Nach dem Abendessen informierte uns Prof. Dr. Phil. Oliver Rump über die Geschichte der antifaschistischen Erholungsstätte. (Bild 2) „Heideruh“, 1945 von Antifaschistinnen und Antifaschisten gegründet, war und ist eine Erholungsstätte für Kameradinnen und Kameraden, die sich nach den grausamen Jahren der faschistischen Diktatur ein Heim geschaffen haben, in dem sie Erholung suchen und Kraft schöpfen können für ihre Arbeit für eine gerechtere Gesellschaft. Daran hat sich bis heute nichts geändert. Unendlich viel Arbeit wurde in den Jahren nach 1945 geleistet, um „Heideruh“ zu dem zu gestalten wie es heute ist. Dabei ist hervorzuheben, dass unsere Helferinnen und Helfer ehrenamtlich tätig sind.
In Erinnerung wird uns das Gedicht „Die Glocke von Heideruh“ geschrieben von Emil Heitmann bleiben. (Bild 2_1)

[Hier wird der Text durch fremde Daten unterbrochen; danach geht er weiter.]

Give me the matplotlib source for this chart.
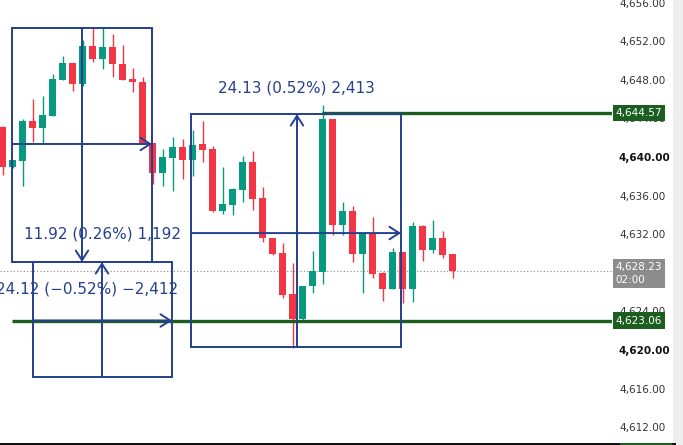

Nach dem Frühstück starteten wir am nächsten Tag unsere Weiterfahrt in Richtung Kopenhagen. Dabei legten wir einen Halt in Frøslevlejren, kurz hinter der deutsch-dänischen Grenze ein. In dem Ort befand sich ab 1944 ein Internierungslager für dänische Gefangene der Faschisten. Die damals offizielle deutsche Bezeichnung lautete „Polizeigefangenenlager Fröslee“. (Bild 3, 4, 5)
Der Departementchef im Außenministerium, Nils Svenningsen, konnte in Verhandlungen mit der deutschen Besatzungsmacht im März 1944 erreichen, dass in Frøslev ein Internierungslager für dänische Gefangene von Gestapo und SS eingerichtet wurde. Im Gegenzug versprachen die Deutschen, auf Deportationen in deutsche Konzentrationslager zu verzichten.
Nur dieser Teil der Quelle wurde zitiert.